Season 4 Archive: “Indigenous Politics: From Native New England and Beyond”

Show #1: Exhibiting Race and Indigeneity
Explore the exhibit opening of “Race: Are We So Different?” at the Mashantucket Pequot Museum and Research Center. The exhibition is part of a larger public education project from the American Anthropological Association and is funded by the Ford Foundation and the National Science foundation. The exhibit, began its journey at the Science Museum of Minnesota, which helped to develop it, and also has appeared at the Charles H. right Museum of African American History in Detroit. Images and objects from the MPMRC’s collections have been incorporated into the visiting exhibit. Six text panels illustrated predominantly with images from the museums Popular Culture Collection for a section titled, “Race Matters in Indian New England,” and objects from the same collection are also displayed. Interviews with: Kimberly Hatcher-White (Mashantucket Pequot), Executive Director of the Museum; Dr. Kevin A. McBride, Director of Research; Trudie Lamb Richmond (Schaghticoke), Director of Public Programs; Project Director, Russell Handsman; Dr. Alyssa Mt, Pleasant (Tuscorora), Assistant Professor of History and American Studies at Yale University; and Dr. Sarah Croucher, Assistant Professor of Anthropology at Wesleyan University.

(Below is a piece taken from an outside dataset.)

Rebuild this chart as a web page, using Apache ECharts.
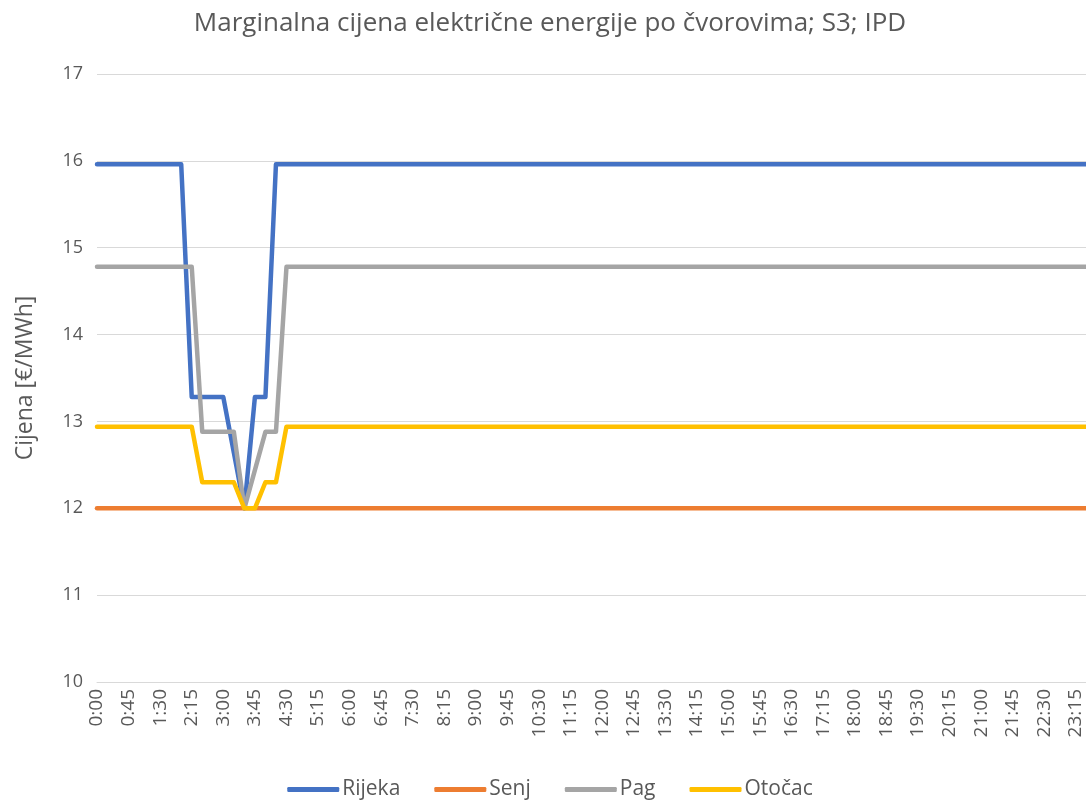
<!DOCTYPE html>
<html>
<head>
<meta charset="utf-8">
<title>Marginalna cijena</title>
<script src="https://cdn.jsdelivr.net/npm/echarts@6/dist/echarts.min.js"></script>
<style>
  html, body { margin: 0; padding: 0; overflow: hidden; background: #fff; }
  #chart { width: 1100px; height: 805px; }
</style>
</head>
<body>
<div id="chart"></div>
<script>
// 15-min intervals over the day
var times = [
  "0:00","0:15","0:30","0:45","1:00","1:15","1:30","1:45","2:00","2:15","2:30","2:45",
  "3:00","3:15","3:30","3:45","4:00","4:15","4:30","4:45","5:00","5:15","5:30","5:45",
  "6:00","6:15","6:30","6:45","7:00","7:15","7:30","7:45","8:00","8:15","8:30","8:45",
  "9:00","9:15","9:30","9:45","10:00","10:15","10:30","10:45","11:00","11:15","11:30","11:45",
  "12:00","12:15","12:30","12:45","13:00","13:15","13:30","13:45","14:00","14:15","14:30","14:45",
  "15:00","15:15","15:30","15:45","16:00","16:15","16:30","16:45","17:00","17:15","17:30","17:45",
  "18:00","18:15","18:30","18:45","19:00","19:15","19:30","19:45","20:00","20:15","20:30","20:45",
  "21:00","21:15","21:30","21:45","22:00","22:15","22:30","22:45","23:00","23:15","23:30","23:45"
];

var rijeka = [
  15.96,15.96,15.96,15.96,15.96,15.96,15.96,15.96,15.96,13.28,13.28,13.28,
  13.28,12.64,12.00,13.28,13.28,15.96,15.96,15.96,15.96,15.96,15.96,15.96,
  15.96,15.96,15.96,15.96,15.96,15.96,15.96,15.96,15.96,15.96,15.96,15.96,
  15.96,15.96,15.96,15.96,15.96,15.96,15.96,15.96,15.96,15.96,15.96,15.96,
  15.96,15.96,15.96,15.96,15.96,15.96,15.96,15.96,15.96,15.96,15.96,15.96,
  15.96,15.96,15.96,15.96,15.96,15.96,15.96,15.96,15.96,15.96,15.96,15.96,
  15.96,15.96,15.96,15.96,15.96,15.96,15.96,15.96,15.96,15.96,15.96,15.96,
  15.96,15.96,15.96,15.96,15.96,15.96,15.96,15.96,15.96,15.96,15.96,15.96
];

var senj = [
  12,12,12,12,12,12,12,12,12,12,12,12,
  12,12,12,12,12,12,12,12,12,12,12,12,
  12,12,12,12,12,12,12,12,12,12,12,12,
  12,12,12,12,12,12,12,12,12,12,12,12,
  12,12,12,12,12,12,12,12,12,12,12,12,
  12,12,12,12,12,12,12,12,12,12,12,12,
  12,12,12,12,12,12,12,12,12,12,12,12,
  12,12,12,12,12,12,12,12,12,12,12,12
];

var pag = [
  14.78,14.78,14.78,14.78,14.78,14.78,14.78,14.78,14.78,14.78,12.88,12.88,
  12.88,12.88,12.00,12.44,12.88,12.88,14.78,14.78,14.78,14.78,14.78,14.78,
  14.78,14.78,14.78,14.78,14.78,14.78,14.78,14.78,14.78,14.78,14.78,14.78,
  14.78,14.78,14.78,14.78,14.78,14.78,14.78,14.78,14.78,14.78,14.78,14.78,
  14.78,14.78,14.78,14.78,14.78,14.78,14.78,14.78,14.78,14.78,14.78,14.78,
  14.78,14.78,14.78,14.78,14.78,14.78,14.78,14.78,14.78,14.78,14.78,14.78,
  14.78,14.78,14.78,14.78,14.78,14.78,14.78,14.78,14.78,14.78,14.78,14.78,
  14.78,14.78,14.78,14.78,14.78,14.78,14.78,14.78,14.78,14.78,14.78,14.78
];

var otocac = [
  12.94,12.94,12.94,12.94,12.94,12.94,12.94,12.94,12.94,12.94,12.30,12.30,
  12.30,12.30,12.00,12.00,12.30,12.30,12.94,12.94,12.94,12.94,12.94,12.94,
  12.94,12.94,12.94,12.94,12.94,12.94,12.94,12.94,12.94,12.94,12.94,12.94,
  12.94,12.94,12.94,12.94,12.94,12.94,12.94,12.94,12.94,12.94,12.94,12.94,
  12.94,12.94,12.94,12.94,12.94,12.94,12.94,12.94,12.94,12.94,12.94,12.94,
  12.94,12.94,12.94,12.94,12.94,12.94,12.94,12.94,12.94,12.94,12.94,12.94,
  12.94,12.94,12.94,12.94,12.94,12.94,12.94,12.94,12.94,12.94,12.94,12.94,
  12.94,12.94,12.94,12.94,12.94,12.94,12.94,12.94,12.94,12.94,12.94,12.94
];

var names = ["Rijeka", "Senj", "Pag", "Otočac"];
var colors = ["#4472C4", "#ED7D31", "#A5A5A5", "#FFC000"];
var values = [rijeka, senj, pag, otocac];

var font = "'Open Sans', 'Noto Sans', sans-serif";
var textColor = "#595959";

var myChart = echarts.init(document.getElementById("chart"));

var series = [];
names.forEach(function (n, i) {
  series.push({
    name: n,
    type: "line",
    data: values[i],
    symbol: "none",
    color: colors[i],
    lineStyle: { width: 4.5, color: colors[i], cap: "round", join: "round" }
  });
});

var option = {
  animation: false,
  title: {
    text: "Marginalna cijena električne energije po čvorovima; S3; IPD",
    left: "center",
    top: 6,
    textStyle: { fontFamily: font, fontSize: 26, fontWeight: "normal", color: textColor }
  },
  legend: {
    bottom: 0,
    left: "center",
    icon: "roundRect",
    itemWidth: 52,
    itemHeight: 5,
    itemGap: 34,
    textStyle: { fontFamily: font, fontSize: 21, color: textColor, padding: [0, 0, 0, -2] },
    data: names
  },
  grid: {
    left: 97,
    right: 3,
    top: 74,
    bottom: 123
  },
  xAxis: {
    type: "category",
    boundaryGap: false,
    data: times,
    axisLine: { lineStyle: { color: "#d9d9d9" } },
    axisTick: { show: false },
    axisLabel: {
      interval: 2,
      rotate: 90,
      margin: 7,
      fontFamily: font,
      fontSize: 19,
      color: textColor
    },
    splitLine: { show: false }
  },
  yAxis: {
    type: "value",
    min: 10,
    max: 17,
    interval: 1,
    name: "Cijena [€/MWh]",
    nameLocation: "middle",
    nameGap: 60,
    nameTextStyle: { fontFamily: font, fontSize: 23, color: textColor },
    axisLine: { show: false },
    axisTick: { show: false },
    axisLabel: { margin: 14, fontFamily: font, fontSize: 18, color: textColor },
    splitLine: { lineStyle: { color: "#d9d9d9", width: 1 } }
  },
  series: series
};

myChart.setOption(option);
</script>
</body>
</html>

Show # 2: Winona LaDuke, Indigenous Thinking about a Post Carbon, Post Empire Economy”
This program features a talk by Winona LaDuke (Anishinabe), “Indigenous Thinking about a Post Carbon, Post Empire Economy” delivered for the 2008 student welcome at Wesleyan University to inaugurate the new academic year. Winona LaDuke is Anishinabe from the Makwa Dodaem (Bear Clan) of the Mississippi Band of the White Earth reservation in northern Minnesota. LaDuke is the author of the novel, Last Standing Woman (1997), the non-fiction book, All our Relations: Native Struggles for Land and Life (1999), and Recovering the Sacred: the Power of Naming and Claiming (2005), a book about traditional beliefs and practices. She is the Executive Director of Honor the Earth, an organization she co-founded with Indigo Girls in 1993. The Native-led organization’s mission is “to create awareness and support for Native environmental issues and to develop needed financial and political resources for the survival of sustainable Native communities. Honor the Earth develops these resources by using music, the arts, the media, and Indigenous wisdom to ask people to recognize our joint dependency on the Earth and be a voice for those not heard.” Original air-date: 9-9-08. This is Part One of a two-part episode. See below for the interview with LaDuke.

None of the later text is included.